I stand corrected.  I screamed with laughter inside my head.  Who do I think I am, expanding on the story of the creation of Adam to my four year old?  He's heard it all in preschool.  Yes dear, he needed a helper.  I wouldn't have been surprised at all if he had said helpmeet.  That kid.  Too funny.


Here's a random collection of photos to bring us up to date, also.  =)  They are all terrible and from my phone, but they capture the spirit of the moments a wee bit, just enough to make me happy that the moment was recorded!

Our annual Thai family picnic event this year was a big hit; here are the boys
preparing for the potato sack race


And here is Riley, DEAD LAST, hopping with so much enthusiasm
and cuter than STINK



Every time I open the oven I get swarms of helpers

They just like to wear really large mitts.  Who doesn't?

I did a bunch of this in the summer


My nephew Oliver deserves a Cameo


This little dweeb had her first day back at Strong Start this week.
I LOVE this program, and I think it does amazing work for so many
BC families.  Amarys loves it too.



Trying to pick the astroturf at her brother's soccer game.  That kept her busy
for quite some time


And last, but not least, something to give you sweet dreams...

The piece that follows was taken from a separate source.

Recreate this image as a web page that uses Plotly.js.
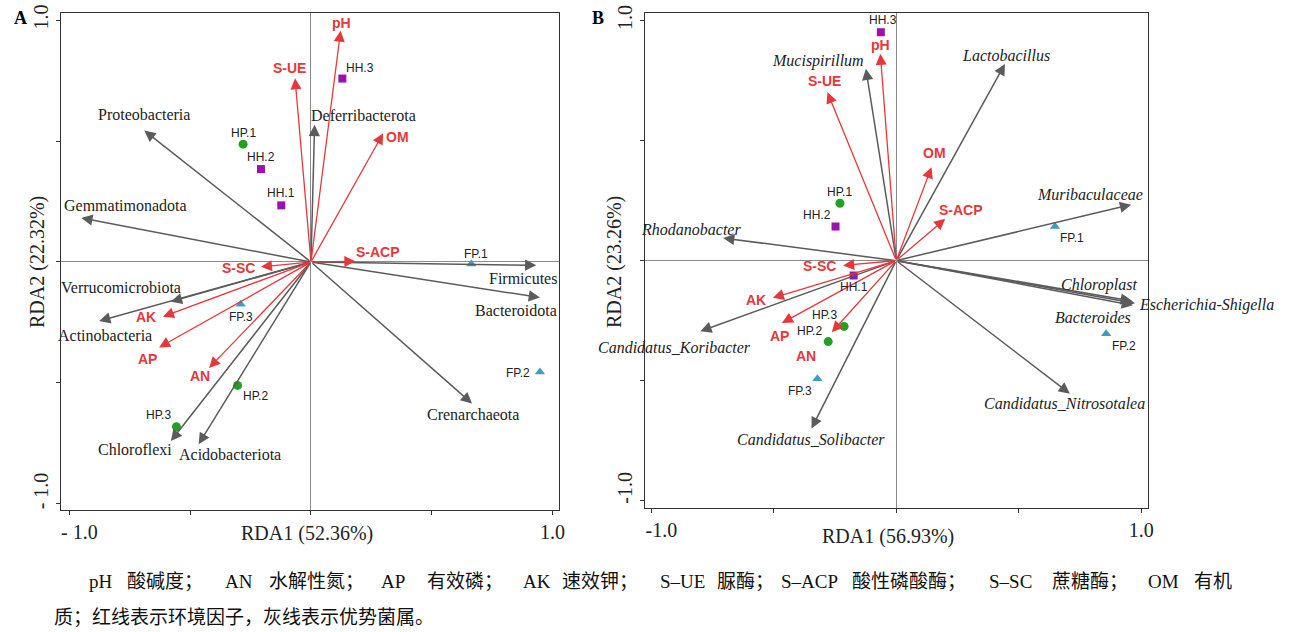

I know, right?!  Who posts a picture of their kid's poo?
I do.  This. Was. Awesome.
I can see the light!  At the end of the tunnel!  It is lovely
and breezy and oh, so sweet...

The best part about that poo picture?  She did it all on her own initiative.  She is a stripper at heart, and was running around after dinner, naked.  She disappeared into the bathroom and then came out, patting her bum and saying, "Poopy!"  She usually does that to tell me after the fact, when her diaper is poopy.  THIS time she was telling me after the fact, when she WENT ON THE POTTY!  All by herself!  She felt the urge, walked into the bathroom, sad down, pooped, and THEN came and told us about it!  What the heck?  She's so funny, that girl.  She's determined to do everything her own way.  But I'll take it!  =D

1 comment:

tamie marie said...

I'm looking for a job too. Let's encourage each other!!!

SOOOOO happy for Matthew, and for your whole family. Medication can really be an enormous, humungous blessing. So, so glad for you, all of you.

Keep writing! I miss you when you don't write!